Egypt: France slammed by rights group over $4.8bn deal to sell fighter jets to Cairo
France's decision to sell 30 Rafale fighter jets to Egypt has been condemned by Human Rights Watch (HRW) for "encouraging ruthless repression" under Egyptian President Abdel Fattah el-Sisi.
France said on Tuesday it will begin delivering the Dassault-made planes to Egypt from 2024 in a 4bn euro ($4.8bn) deal.
Armed Forces Minister Florence Parly said the deal illustrated the "strategic nature of the partnership" between the countries and would secure 7,000 jobs in France over three years.
"Our two countries are resolutely committed to the fight against terrorism and work for stability," she said.

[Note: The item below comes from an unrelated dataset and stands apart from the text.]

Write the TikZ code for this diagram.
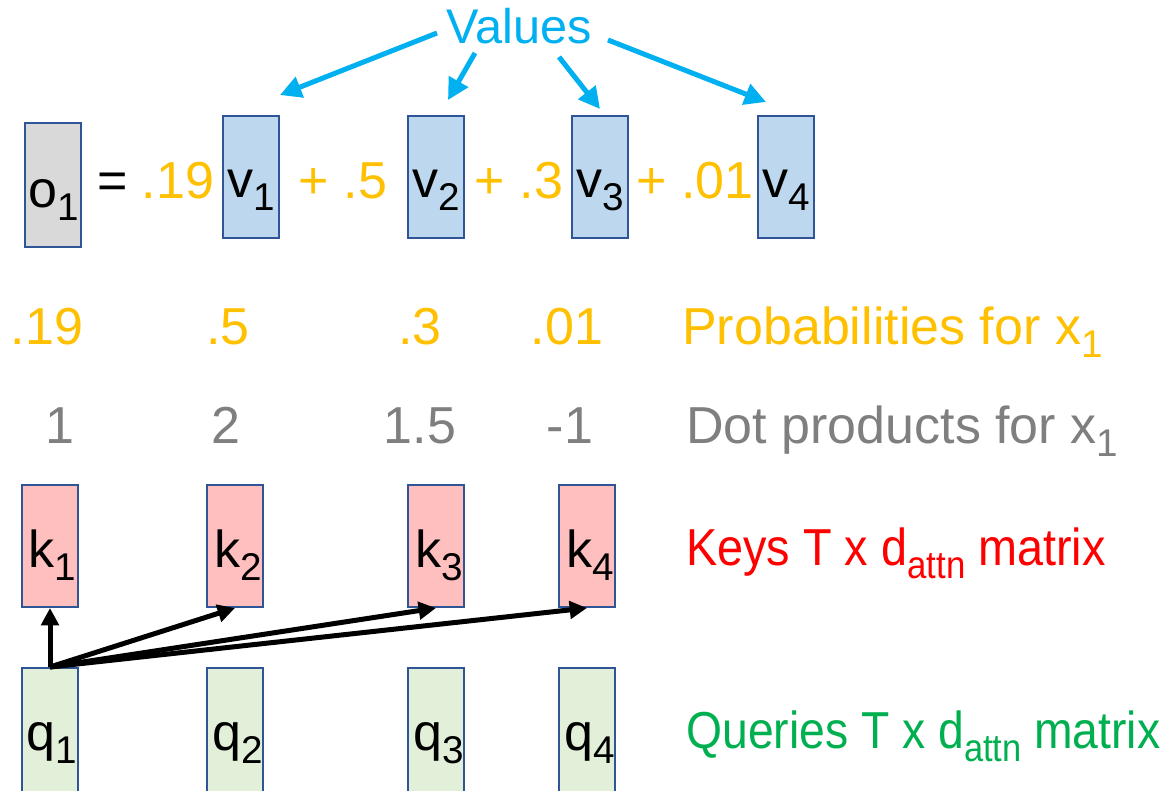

French President Emmanuel Macron said in December he would not make the sale of weapons to Egypt conditional on human rights because he did not want to weaken Cairo's ability to counter terrorism in the region, a comment that drew the ire of critics.
Macron, who made the comments during a visit to Paris by Sisi, was criticised by human rights groups for inviting the Egyptian president to France despite the widely documented repression of political opposition in Egypt.
Citing confidential documents, the investigative website Disclose said on Monday that an agreement had been concluded at the end of April and a deal, which it estimated was worth 3.75bn euro ($4.5bn), could be sealed on Tuesday when an Egyptian delegation arrives in Paris.
The Egyptian accord also covers contracts for missile provider MBDA and French aeronautic equipment provider Safran Electronics & Defense, which are worth another 200m euros ($240m).
Diclose said: "The opacity surrounding these new contracts says a lot about the (French) executive's opposition to being accountable."
HRW director for France, Benedicte Jeannerod, told Reuters: "By signing a mega-arms contract with Sisi's government while the latter presides over the worst repression in decades in Egypt, the eradication of the human rights community in the country, and undertakes extremely serious violations under the pretext of the fight against terrorism, France is only encouraging this ruthless repression."
The deal is a further boost for Dassault after a 2.5bn euro ($3bn) agreement was finalised in January for the sale of 18 Rafales to Greece.
Paris was the main weapons supplier to Egypt between 2013-2017, including the sale of 24 of the same Rafale jets, with an option for 12 more.
Those contracts dried up, including deals for more Rafale jets and warships that had been at an advanced stage.
Diplomats said that was as much to do with financing issues over fears about Cairo's long-term ability to repay state-backed guaranteed loans, rather than concerns Paris had with the human rights situation in Egypt.
Earlier on Tuesday, Egypt's defence ministry said the latest deal would be financed through a loan to be repaid over at least 10 years, but did not disclose the value of the deal or further details.
A French official said financing for the deal would be finalised on Tuesday with up to 85 percent guaranteed by the French state.
Disclose said the French banks BNP Paribas SA, Credit Agricole, Societe Generale and CIC, which funded the original deal, would also be signing up again.
The banks were not immediately available for comment.
"We consider Egypt to be a credible client," the French official told Reuters, pointing to its previous track record with France when asked about fears of a potential default, and saying there was a continued dialogue with Egypt over human rights.
Under Sisi, Egypt has seen a widespread crackdown against human rights groups and independent media.
Egyptian authorities are accused of detaining more than 60,000 political prisoners since Sisi ousted his democratically elected predecessor, Mohamed Morsi, in a 2013 military coup. Harsh conditions in Egypt's prisons have led to the deaths of scores of prisoners, including Morsi, in 2019, while executions of prisoners under terrorism laws have been ramped up.
Those jailed in Egypt include Palestinian-Egyptian activist Ramy Shaath, husband of French national Celine Lebrun, held since July 2019 on accusations of acting against the state.
However, citing the political vacuum in Libya, instability across the region and the threat from militant groups in Egypt, Paris and Cairo have cultivated closer economic and military ties since Sisi's rise to power.
Rights organisations have accused Macron of turning a blind eye to the increasing violations of freedoms by Sisi's government.
French officials dismiss this and say Paris is following a policy of not openly criticising countries over human rights so as to be more effective in private on a case-by-case basis.